**Written problem**:
Set the listing down again exactly, please, apart from its pictures.

>> begin Stored data

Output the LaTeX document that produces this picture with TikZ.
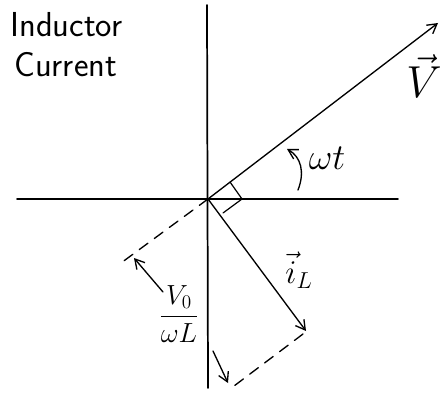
\documentclass[tikz,border=0pt]{standalone}
\usepackage{amsmath}
\usepackage{graphicx}
\usepackage{fontspec}
\usetikzlibrary{arrows.meta}
\begin{document}
\begin{tikzpicture}[x=0.75pt,y=-0.75pt, line cap=round,
  ax/.style={line width=1.3pt},
  vec/.style={line width=1pt,-{Straight Barb[length=7pt,width=8pt]}},
  dsh/.style={line width=1pt,dash pattern=on 8pt off 6pt},
  lbl/.style={inner sep=0pt, font=\fontsize{24}{28}\selectfont}]
\useasboundingbox (0,0) rectangle (442,395);
\fill[white] (0,0) rectangle (442,395);
% coordinates
\coordinate (O) at (208,199);
\coordinate (axT) at (207,5);
\coordinate (axB) at (208,388);
\coordinate (axL) at (17,199);
\coordinate (axR) at (398,199);
\coordinate (Vt) at (438,23);
\coordinate (It) at (306,331);
\coordinate (A) at (121,263);
\coordinate (B1) at (303,334);
\coordinate (B2) at (234,386);
\coordinate (r1) at (230,182);
\coordinate (r2) at (242,199);
\coordinate (r3) at (223,213);
\coordinate (p1s) at (163,292);
\coordinate (p1e) at (134,258);
\coordinate (p2s) at (213,351);
\coordinate (p2e) at (228,383);
\coordinate (cs) at (298,190);
\coordinate (ce) at (287,149);
% axes
\draw[ax] (axT) -- (axB);
\draw[ax] (axL) -- (axR);
% vectors
\draw[vec] (O) -- (Vt);
\draw[vec] (O) -- (It);
% right angle mark
\draw[line width=0.9pt] (r1) -- (r2) -- (r3);
% dashed lines
\draw[dsh] (O) -- (A);
\draw[dsh] (B1) -- (B2);
% dimension arrows
\draw[vec] (p1s) -- (p1e);
\draw[vec] (p2s) -- (p2e);
% angle arrow
\draw[vec] (cs) .. controls (305,172) and (301,157) .. (ce);
% labels
\node[lbl, anchor=base west, font=\fontsize{26}{30}\sffamily] (ind) at (10,37) {Inductor};
\node[lbl, anchor=base west, font=\fontsize{26}{30}\sffamily] (cur) at (14,77) {Current};
\node[lbl] (vl) at (424,76) {\scalebox{1.35}{$\vec{V}$}};
\node[lbl] (wt) at (327,158) {\scalebox{1.1}{$\omega t$}};
\node[lbl] (il) at (299,270) {$\vec{i}_L$};
\node[lbl, font=\fontsize{21}{25}\selectfont] (frac) at (179,314) {$\dfrac{V_0}{\omega L}$};
\end{tikzpicture}
\end{document}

>> end Stored data

**Exercise output**:
Output the LaTeX document that produces this picture with TikZ.
\documentclass[tikz,border=0pt]{standalone}
\usepackage{amsmath}
\usepackage{graphicx}
\usepackage{fontspec}
\usetikzlibrary{arrows.meta}
\begin{document}
\begin{tikzpicture}[x=0.75pt,y=-0.75pt, line cap=round,
  ax/.style={line width=1.3pt},
  vec/.style={line width=1pt,-{Straight Barb[length=7pt,width=8pt]}},
  dsh/.style={line width=1pt,dash pattern=on 8pt off 6pt},
  lbl/.style={inner sep=0pt, font=\fontsize{24}{28}\selectfont}]
\useasboundingbox (0,0) rectangle (442,395);
\fill[white] (0,0) rectangle (442,395);
% coordinates
\coordinate (O) at (208,199);
\coordinate (axT) at (207,5);
\coordinate (axB) at (208,388);
\coordinate (axL) at (17,199);
\coordinate (axR) at (398,199);
\coordinate (Vt) at (438,23);
\coordinate (It) at (306,331);
\coordinate (A) at (121,263);
\coordinate (B1) at (303,334);
\coordinate (B2) at (234,386);
\coordinate (r1) at (230,182);
\coordinate (r2) at (242,199);
\coordinate (r3) at (223,213);
\coordinate (p1s) at (163,292);
\coordinate (p1e) at (134,258);
\coordinate (p2s) at (213,351);
\coordinate (p2e) at (228,383);
\coordinate (cs) at (298,190);
\coordinate (ce) at (287,149);
% axes
\draw[ax] (axT) -- (axB);
\draw[ax] (axL) -- (axR);
% vectors
\draw[vec] (O) -- (Vt);
\draw[vec] (O) -- (It);
% right angle mark
\draw[line width=0.9pt] (r1) -- (r2) -- (r3);
% dashed lines
\draw[dsh] (O) -- (A);
\draw[dsh] (B1) -- (B2);
% dimension arrows
\draw[vec] (p1s) -- (p1e);
\draw[vec] (p2s) -- (p2e);
% angle arrow
\draw[vec] (cs) .. controls (305,172) and (301,157) .. (ce);
% labels
\node[lbl, anchor=base west, font=\fontsize{26}{30}\sffamily] (ind) at (10,37) {Inductor};
\node[lbl, anchor=base west, font=\fontsize{26}{30}\sffamily] (cur) at (14,77) {Current};
\node[lbl] (vl) at (424,76) {\scalebox{1.35}{$\vec{V}$}};
\node[lbl] (wt) at (327,158) {\scalebox{1.1}{$\omega t$}};
\node[lbl] (il) at (299,270) {$\vec{i}_L$};
\node[lbl, font=\fontsize{21}{25}\selectfont] (frac) at (179,314) {$\dfrac{V_0}{\omega L}$};
\end{tikzpicture}
\end{document}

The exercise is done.